Nelson attempts to explain computers to the laymen during a time when personal computers had not yet become mainstream and anticipated the machine being open for anyone to use. Nelson writes about the need for people to understand computers more deeply than was generally promoted as computer literacy, which he considers a superficial kind of familiarity with particular hardware and software. His rallying cry "Down with Cybercrud" is against the centralization of computers such as that performed by IBM at the time, as well as against what he sees as the intentional untruths that "computer people" tell to non-computer people to keep them from understanding computers.

=== Dream Machines ===
Dream Machines. New Freedom through Computer Screens- a Minority Report, is the opposite of the Computer Lib side. Nelson explores what he believes is the future of computers and the alternative uses for them. This side was his counterculture approach to how computers had typically been used.

Nelson covers the flexible media potential of the computer, which was shockingly new at the time. He saw the use of hypermedia and hypertext, both terms he coined, being beneficial for creativity and education. He urged readers to look at the computer not as just a scientific machine, but as an interactive machine that can be accessible to anyone.

In this section, Nelson also described the details of Project Xanadu. He proposed the idea of a future Xanadu Network, where users could shop at Xanadu stands and access material from global storage systems.

== Format ==
Both the 1974 and 1987 editions have an unconventional layout, with two front covers. The Computer Lib cover features a raised fist in a computer. Once flipped over, the Dream Machines cover shows a man with a cape flying with a finger pointed to a screen. The division between the two sides is marked by text (for the other side) rotated 180°.

The book was stylistically influenced by Stewart Brand's Whole Earth Catalog. The text itself is broken up into many sections, with simulated pull-quotes, comics, sidebars, etc., similar to a magazine layout.

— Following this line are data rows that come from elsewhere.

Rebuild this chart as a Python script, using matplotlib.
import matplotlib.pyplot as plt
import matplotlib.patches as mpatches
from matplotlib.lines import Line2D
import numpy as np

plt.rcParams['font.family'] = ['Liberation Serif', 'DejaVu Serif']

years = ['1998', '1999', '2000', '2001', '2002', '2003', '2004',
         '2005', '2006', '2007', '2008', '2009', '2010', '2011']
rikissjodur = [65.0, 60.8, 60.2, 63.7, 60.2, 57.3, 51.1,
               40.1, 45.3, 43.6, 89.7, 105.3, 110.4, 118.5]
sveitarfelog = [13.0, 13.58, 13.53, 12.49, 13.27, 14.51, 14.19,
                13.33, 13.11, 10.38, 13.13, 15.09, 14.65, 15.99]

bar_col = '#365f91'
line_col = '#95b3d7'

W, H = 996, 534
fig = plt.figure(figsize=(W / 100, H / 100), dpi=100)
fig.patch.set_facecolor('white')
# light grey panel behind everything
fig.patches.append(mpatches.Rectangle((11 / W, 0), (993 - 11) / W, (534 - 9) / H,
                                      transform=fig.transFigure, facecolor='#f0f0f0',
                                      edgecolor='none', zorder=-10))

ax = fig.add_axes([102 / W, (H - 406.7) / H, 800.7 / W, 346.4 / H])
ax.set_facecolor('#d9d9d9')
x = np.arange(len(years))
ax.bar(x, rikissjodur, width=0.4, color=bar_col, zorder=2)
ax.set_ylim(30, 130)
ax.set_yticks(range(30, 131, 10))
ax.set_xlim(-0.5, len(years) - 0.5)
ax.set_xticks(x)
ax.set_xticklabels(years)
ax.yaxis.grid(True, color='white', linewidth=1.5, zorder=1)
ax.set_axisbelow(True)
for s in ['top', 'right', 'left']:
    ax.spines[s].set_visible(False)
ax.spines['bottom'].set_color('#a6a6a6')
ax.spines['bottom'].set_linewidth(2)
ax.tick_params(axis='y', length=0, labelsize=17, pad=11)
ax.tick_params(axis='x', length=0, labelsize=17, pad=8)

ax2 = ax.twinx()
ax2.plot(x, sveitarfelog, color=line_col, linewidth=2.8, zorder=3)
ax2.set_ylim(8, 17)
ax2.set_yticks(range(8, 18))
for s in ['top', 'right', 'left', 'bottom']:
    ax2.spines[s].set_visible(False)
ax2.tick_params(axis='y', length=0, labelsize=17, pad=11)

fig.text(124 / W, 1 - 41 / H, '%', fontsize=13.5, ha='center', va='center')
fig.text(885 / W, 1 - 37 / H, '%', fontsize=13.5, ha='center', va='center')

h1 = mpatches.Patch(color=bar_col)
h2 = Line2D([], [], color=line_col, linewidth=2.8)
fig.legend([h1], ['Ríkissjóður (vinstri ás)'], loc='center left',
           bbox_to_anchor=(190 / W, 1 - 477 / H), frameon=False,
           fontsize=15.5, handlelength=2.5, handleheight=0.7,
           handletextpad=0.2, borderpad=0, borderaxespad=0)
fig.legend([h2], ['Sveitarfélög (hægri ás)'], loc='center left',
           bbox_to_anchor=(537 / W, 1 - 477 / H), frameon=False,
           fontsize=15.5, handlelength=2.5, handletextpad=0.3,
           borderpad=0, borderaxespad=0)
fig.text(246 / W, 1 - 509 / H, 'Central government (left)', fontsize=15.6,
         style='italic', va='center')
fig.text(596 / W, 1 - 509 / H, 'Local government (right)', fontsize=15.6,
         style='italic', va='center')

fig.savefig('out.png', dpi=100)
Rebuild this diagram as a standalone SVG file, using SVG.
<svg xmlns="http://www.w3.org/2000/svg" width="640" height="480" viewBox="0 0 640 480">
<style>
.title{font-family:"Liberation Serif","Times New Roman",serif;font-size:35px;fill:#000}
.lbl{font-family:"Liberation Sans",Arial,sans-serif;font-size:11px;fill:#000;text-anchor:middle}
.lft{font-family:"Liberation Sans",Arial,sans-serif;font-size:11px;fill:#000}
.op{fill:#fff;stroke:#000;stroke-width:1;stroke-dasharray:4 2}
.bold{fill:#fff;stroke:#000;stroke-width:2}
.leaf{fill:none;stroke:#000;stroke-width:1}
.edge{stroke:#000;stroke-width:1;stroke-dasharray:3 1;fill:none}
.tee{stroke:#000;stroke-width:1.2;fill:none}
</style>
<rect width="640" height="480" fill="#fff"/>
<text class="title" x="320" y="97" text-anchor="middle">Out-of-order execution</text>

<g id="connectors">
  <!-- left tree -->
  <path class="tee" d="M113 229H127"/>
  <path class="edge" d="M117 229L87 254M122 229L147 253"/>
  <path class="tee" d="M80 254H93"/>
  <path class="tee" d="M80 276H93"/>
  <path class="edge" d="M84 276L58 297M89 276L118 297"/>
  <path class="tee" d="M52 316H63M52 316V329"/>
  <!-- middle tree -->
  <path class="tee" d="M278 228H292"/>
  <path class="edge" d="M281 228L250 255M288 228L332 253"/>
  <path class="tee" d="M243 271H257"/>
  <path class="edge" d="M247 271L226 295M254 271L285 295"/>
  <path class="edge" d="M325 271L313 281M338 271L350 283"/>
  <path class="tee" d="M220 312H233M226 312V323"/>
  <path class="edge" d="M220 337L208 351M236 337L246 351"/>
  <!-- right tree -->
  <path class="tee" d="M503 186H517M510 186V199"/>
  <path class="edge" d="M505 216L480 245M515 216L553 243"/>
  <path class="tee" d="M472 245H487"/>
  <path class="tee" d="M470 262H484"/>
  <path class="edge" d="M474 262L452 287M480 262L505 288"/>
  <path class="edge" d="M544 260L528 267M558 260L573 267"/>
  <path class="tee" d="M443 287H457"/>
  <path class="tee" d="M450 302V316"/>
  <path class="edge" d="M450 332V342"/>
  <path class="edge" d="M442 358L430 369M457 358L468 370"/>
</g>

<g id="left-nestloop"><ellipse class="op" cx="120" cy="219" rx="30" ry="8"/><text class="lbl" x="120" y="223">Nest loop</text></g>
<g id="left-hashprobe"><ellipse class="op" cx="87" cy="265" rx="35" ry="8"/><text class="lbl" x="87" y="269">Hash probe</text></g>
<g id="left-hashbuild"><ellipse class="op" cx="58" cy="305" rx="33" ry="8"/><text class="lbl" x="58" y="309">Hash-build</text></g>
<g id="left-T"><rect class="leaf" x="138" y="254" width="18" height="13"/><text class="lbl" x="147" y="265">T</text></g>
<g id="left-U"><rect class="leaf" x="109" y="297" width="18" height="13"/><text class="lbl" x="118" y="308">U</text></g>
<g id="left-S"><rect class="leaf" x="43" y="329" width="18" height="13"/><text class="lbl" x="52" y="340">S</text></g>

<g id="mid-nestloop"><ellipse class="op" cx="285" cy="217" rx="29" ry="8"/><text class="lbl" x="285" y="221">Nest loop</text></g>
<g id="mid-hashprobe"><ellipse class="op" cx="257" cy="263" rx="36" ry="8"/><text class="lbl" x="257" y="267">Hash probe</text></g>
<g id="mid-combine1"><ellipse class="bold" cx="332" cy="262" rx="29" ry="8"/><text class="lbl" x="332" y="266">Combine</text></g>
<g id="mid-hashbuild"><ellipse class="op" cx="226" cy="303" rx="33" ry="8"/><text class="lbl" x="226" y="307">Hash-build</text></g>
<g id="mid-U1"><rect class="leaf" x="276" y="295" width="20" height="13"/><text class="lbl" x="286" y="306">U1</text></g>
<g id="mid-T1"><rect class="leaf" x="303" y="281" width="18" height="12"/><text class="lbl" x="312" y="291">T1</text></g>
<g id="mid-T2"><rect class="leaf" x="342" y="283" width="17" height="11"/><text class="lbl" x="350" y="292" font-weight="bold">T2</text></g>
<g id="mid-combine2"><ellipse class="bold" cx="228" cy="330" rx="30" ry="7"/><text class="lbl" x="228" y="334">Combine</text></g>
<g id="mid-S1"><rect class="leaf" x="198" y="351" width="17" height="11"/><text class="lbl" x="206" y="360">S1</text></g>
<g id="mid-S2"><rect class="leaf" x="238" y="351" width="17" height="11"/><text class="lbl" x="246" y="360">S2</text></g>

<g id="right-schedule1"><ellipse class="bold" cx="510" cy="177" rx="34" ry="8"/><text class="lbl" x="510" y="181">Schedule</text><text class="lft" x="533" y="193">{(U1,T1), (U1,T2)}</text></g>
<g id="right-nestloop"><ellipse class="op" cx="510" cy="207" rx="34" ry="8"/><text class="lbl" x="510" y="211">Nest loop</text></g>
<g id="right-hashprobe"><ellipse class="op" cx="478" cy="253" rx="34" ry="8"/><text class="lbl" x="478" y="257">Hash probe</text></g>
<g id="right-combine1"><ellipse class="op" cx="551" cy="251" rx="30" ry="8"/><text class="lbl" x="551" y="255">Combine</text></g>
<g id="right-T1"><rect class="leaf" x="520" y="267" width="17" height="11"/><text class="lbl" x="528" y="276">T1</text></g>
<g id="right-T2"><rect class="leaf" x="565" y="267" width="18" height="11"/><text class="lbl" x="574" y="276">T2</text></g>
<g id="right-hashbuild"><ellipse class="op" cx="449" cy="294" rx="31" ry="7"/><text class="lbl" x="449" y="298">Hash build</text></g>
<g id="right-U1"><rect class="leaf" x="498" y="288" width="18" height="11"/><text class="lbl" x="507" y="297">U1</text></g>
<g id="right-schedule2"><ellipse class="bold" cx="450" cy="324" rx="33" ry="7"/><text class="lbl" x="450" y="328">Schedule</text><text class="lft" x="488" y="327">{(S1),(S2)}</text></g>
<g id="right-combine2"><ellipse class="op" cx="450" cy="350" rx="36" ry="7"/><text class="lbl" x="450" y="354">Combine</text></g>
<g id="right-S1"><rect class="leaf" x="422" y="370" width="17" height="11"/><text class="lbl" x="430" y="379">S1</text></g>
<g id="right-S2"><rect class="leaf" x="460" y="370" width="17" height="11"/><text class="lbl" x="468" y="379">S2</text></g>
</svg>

According to Steven Levy, Nelson's format requirements for the book's "over-sized pages loaded with print so small you could hardly read it, along with scribbled notations, and manically amateurish drawings" may have contributed to the difficulty of finding a publisher for the first edition - Nelson paid 2,000 dollars out of his own pocket for the first print run of several hundred copies.

Besides the Whole Earth Catalog, the layout also bore similarities to the People's Computer Company (PCC) newsletter, published by a Menlo Park based group of the same name, where Nelson's book would gain (as described by Levy) "a cult following ... Ted Nelson was treated like royalty at [PCC] potluck dinners."

==Neologisms==

In Computer Lib, Nelson introduced a few words that he coined :
- Cybercrud: "the author's own term for the practice of putting things over on people using computers (especially, forcing them to adapt to a rigid, inflexible, poorly thought out system)". In the text, Nelson puts forth the rallying cry "Down with Cybercrud!"
- Hypertext: originally coined in 1965, is text displayed which references other information that a user can access. Nelson explores the types of the term and its future in computers greatly within Computer Lib. Some include:
  - Chunk style consists of 'chunks' of separate text or media connected by links.
  - Stretch text is text that extends itself. Instead of linking, it zooms in depending on the detail needed.
- Intertwingularity: Nelson says "Everything is deeply intertwingled". He says that all subjects and information are connected. The term comes from the merging of intertwined and intermingled.
- Fantics: "the art and science of getting ideas across, both emotionally and cognitively". Nelson explains this as the audience receiving feelings while also receiving information from content.

== Legacy ==
After its release, it drew an underground following from media theorists to computer hackers. In his book Tools for Thought, Howard Rheingold calls Computer Lib "the best-selling underground manifesto of the microcomputer revolution."

It has since been referred to as "the most influential book in the history of computational media", as well as "the most important book in the history of new media" in The New Media Reader.

One of the most widely adopted ideas from Computer Lib was Ted Nelson's "chunk-style" hypertext. This type of hypertext is used in most websites today.

As the book came out before the first personal computer and its rise in popularity, Nelson has been credited with predicting how we interact with computers in terms of arts and entertainment, like video games. He was one of the first to present the computer as an "all-purpose machine".

In 1989, Microsoft Press published Learn BASIC Now, written by Michael Halvorson and David Rygmyr. The book and its successors used Nelson's call to action ("You can and must understand computers NOW") to encourage new audiences to learn computer programming on personal computers. Halvorson later credited Nelson with helping to launch the learn-to-program movement in America. "It is not an overstatement to say that this book and its positive message about computers and computer literacy changed computing history."